Для меня все это – поэзия в широком смысле слова. И ответ на вопрос о Тюмени в геопоэтике. Еще про Тюмень у меня есть книжка (одна из первых): про идентичность Тюмени, что такое вообще Тюмень, Тюменская область, Земля тюменская, как они должны представать в сознании людей в стране и здесь. Сейчас много такого пишется: бренды, образы территории…
– Говорят, даже безголосого можно научить неплохо петь (был бы слух мало-мальский, а голос специалисты поставят). «На поэта» можно выучиться? Что посоветуете тем, кто умеет рифмовать и мечтает о поэтическом признании?
– Научиться, думаю, можно. Например, читая нужные книжки, освоив некоторые правила стихосложения. Кто тебя будет читать и поэтом называть, это уже другой вопрос.
– Как вы пришли в поэзию в те далекие шесть лет?
– Как Гераклит сказал, всем правит молния. В какой-то момент «шарахнуло»... Это, своего рода, ненормальность некоторая (надеюсь, не та, с которой в дурдом отправляют).
– Что на сегодня считаете своим основным литературным багажом?
– Из свежего, если брать прозу, со своими рассказами я попал в компании с очень достойными людьми в антологии «Русские дети» и «Русские женщины».
В альманахе «Невидимки» известного издателя Игоря Шулинского (публикует тексты, оказывающие какое-то влияние на литературный процесс) выходит мой роман «По накату». Там все происходит в поезде, рассказывается, как еду в разных направлениях, как все разные люди заходят, как с ними разговариваю…
Роман «Котик Ползаев» вышел у нас и в США. Он своеобразный, проза очень плотная, орнаментальная, как кирпич.
Считать это багажом? Не знаю…
Мне кажется, стихи в нем занимают большее место. Потому что они безобидны, легки, как песня от души. Моя первая книжка и называлась «Книга грусти русско-азиатских песен Владимира Богомякова». Она вышла 1992 году, хотя стихи были написаны много раньше. С нее, кстати, и начались мои поэтические книги. Последняя – «У каждой деревни своя луна» – вышла в издательстве «Айлурос» (США).
– Вы умолчали о топовой «Стихи в день Спиридонова поворота»…
– Ну, это было уже давненько, в 2014-м ее издали в книжном приложении поэтического журнала «Воздух», а «Независимая газета» отметила ее в своем рейтинге.
– Где можно найти, приобрести ваши издания, учитывая, что современная литература издается скромными тиражами?

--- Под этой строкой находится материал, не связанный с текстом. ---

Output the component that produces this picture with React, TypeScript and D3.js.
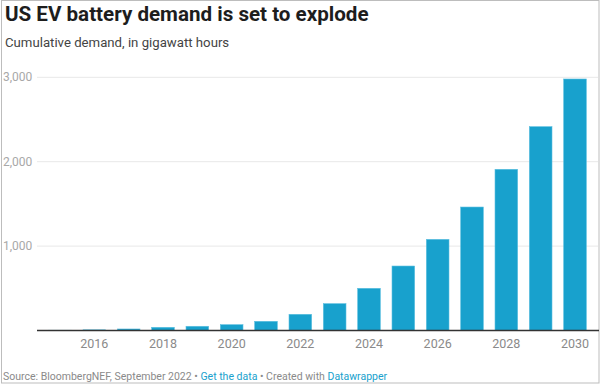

– Рассказы «Русские женщины» и «Русские дети» (я там среди других авторов) видел здесь в книжных магазинах. «Русская неделя» Мирослава Бакулина издала несколько лет назад мою книжку «Триста стихов с комментариями», там, возможно, остается какое-то количество книг. Многих, например «Песни стоматологического пигмея», «Стихи, которые выбрал механический барсук», даже у меня не осталось, просто расхватали.
– В заключение – банально, но куда без этого: творческие планы, готовите что-то новое к изданию?
– В марте в альманахе «Новая кожа» выходит подборка моих стихов. Отдельных книжек в планах пока нет, хотя готовых материалов для них достаточно.